The minister said he and his international colleagues are also working to reform agencies that manage the fisheries in international waters, and are looking at alternate fishing technologies that do less damage to sensitive marine environments.

Still, ecologists say the federal Tories are not moving quickly enough to protect a slew of species that scientists fear could all but disappear if measures aren't taken to stop their decline.

"There are some good things going on, however there's a gap," said Bob Rangeley of World Wildlife Fund. "We have fine words, commitments, legal tools, all sorts of reports, but there's a gap between those words and action."

Rangeley accused the government of failing to act on pledges to develop several protected marine spaces that could help species recover, and not cracking down on countries that repeatedly violate fishing regulations.

He also condemned Hearn's decision not to support a UN moratorium on bottom trawling in international waters, an initiative that has gained support from Australia, New Zealand, Britain and the United States.

"It's really hard to understand the Canadian opposition to a moratorium in an unregulated area. I just don't get it," said Rangeley. "It defies logic."

Environmentalists have slammed the Fisheries Department for what they say is chronic inaction in the face of stock depletion, worsening water quality and overall bad management.

"Fisheries management has steamed along as a big old hulking, rusted-out tanker for decades and that thing has to be turned around and sent in another direction, but it has to happen," Rangeley said.

"This paper is a wake-up call. Let's step up the pace because the clock is ticking."

The ecologists and economists, whose research appeared in the journal Science, said overfishing and pollution have so severely stripped the world's oceans of their diversity that species will soon be lost while the water itself grows more contaminated.

Lead author Boris Worm of Dalhousie University in Halifax said 30 per cent of commercially fished species have already collapsed, and issued a call for new marine reserves, better management to prevent overfishing and tighter controls on pollution.

Tom Rideout, fisheries minister for Newfoundland and Labrador, said he was stunned by the news, but said it was too early to determine whether the study would influence how the fisheries are managed.

"To put it mildly, I would have to say that I was kind of taken aback and startled," he said in an interview.

"We obviously have to be extremely concerned in this province and Atlantic Canada in general, because the ocean and ocean management means so much to our livelihood and to our economy."

People in the industry downplayed the alarming findings in the study, saying projections made over 40 years rarely turn out to be accurate.
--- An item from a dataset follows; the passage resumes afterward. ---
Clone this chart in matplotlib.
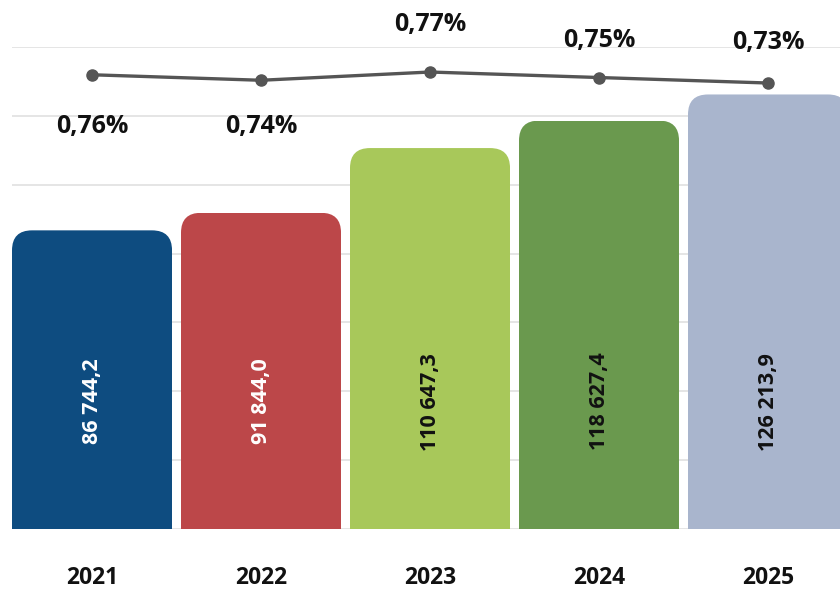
import matplotlib
matplotlib.use("Agg")
import matplotlib.pyplot as plt
import numpy as np
from matplotlib.patches import FancyBboxPatch

plt.rcParams['font.family'] = ['Open Sans', 'DejaVu Sans']

# data
years = ['2021', '2022', '2023', '2024', '2025']
amounts = [86744.2, 91844.0, 110647.3, 118627.4, 126213.9]
shares = [0.76, 0.74, 0.77, 0.75, 0.73]

bar_colors = ['#0E4C80', '#BC4749', '#A8C85A', '#6A994E', '#A9B5CD']
text_colors = ['white', 'white', '#111111', '#111111', '#111111']
# label offsets for the percentage labels (points, + is down)
pct_offsets = [37, 33, -34, -27, -29]

fig = plt.figure(figsize=(8.4, 5.92), dpi=100)
ax = fig.add_axes([12 / 840, 63 / 592, 828 / 840, 482 / 592])

x = np.arange(len(years))
bar_w = 0.947
ax.set_xlim(-bar_w / 2, 4.426)
ax.set_ylim(0, 140000)
ax.set_yticks(np.arange(0, 140001, 20000))
ax.yaxis.grid(True, color='#E3E3E3', linewidth=1.3)
ax.set_axisbelow(True)
for s in ax.spines.values():
    s.set_visible(False)
ax.set_xticks(x)
ax.set_xticklabels(years, fontsize=16.5, fontweight='bold', color='#111111')

bars = ax.bar(x, amounts, width=bar_w, color=bar_colors, zorder=2)

# rounded top corners: clip each bar with a rounded box
disp = ax.transData.transform([(0, 0), (1, 1)])
px_x = disp[1, 0] - disp[0, 0]
px_y = disp[1, 1] - disp[0, 1]
r_px = 20
rx = r_px / px_x
aspect = px_x / px_y
for b in bars:
    x0, w, h = b.get_x(), b.get_width(), b.get_height()
    extra = 20000
    clip = FancyBboxPatch((x0, -extra), w, h + extra,
                          boxstyle=f"round,pad=0,rounding_size={rx}",
                          mutation_aspect=aspect, transform=ax.transData)
    b.set_clip_path(clip)

# values inside bars
for xi, v, tc in zip(x, amounts, text_colors):
    lbl = f"{v:,.1f}".replace(',', ' ').replace('.', ',')
    ax.text(xi, 37000, lbl, rotation=90, ha='center', va='center',
            fontsize=15.5, fontweight='bold', color=tc, zorder=3)

# share line on secondary axis
ax2 = ax.twinx()
ax2.set_ylim(-0.892, 0.861)
ax2.axis('off')
ax2.plot(x, shares, color='#555555', linewidth=2.4, marker='o',
         markersize=8, zorder=4)
for xi, p, off in zip(x, shares, pct_offsets):
    ax2.annotate(f"{p:.2f}%".replace('.', ','), (xi, p),
                 xytext=(0, -off), textcoords='offset points',
                 ha='center', va='center', fontsize=18, fontweight='bold',
                 color='#111111', annotation_clip=False)

# twinx re-enables left ticks, so hide them afterwards
ax.tick_params(axis='y', left=False, right=False, labelleft=False)
ax.tick_params(axis='x', length=0, pad=27)

plt.savefig('out.png', dpi=100)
Robert Risley of Clearwater Seafood Ltd. said the study paints an unfairly bleak picture of the fishery as a whole, but provides important warnings about how the industry should be managed.

"We're very interested obviously in making sure we're around in 2048," said Risley, whose company is the world's largest scallop supplier and a major player in the shellfish industry.

"So these kinds of things vitally concern us."

Earle McCurdy of the Fish, Food and Allied Workers union in St. John's, N.L., said the report appeared "alarmist" and didn't take into account the fact that fishing practices have changed since 1992 when a moratorium was imposed on depleted cod stocks.

"It's not like everything's going to hell in a handbasket," he said. "We're not fishing in the same manner at all."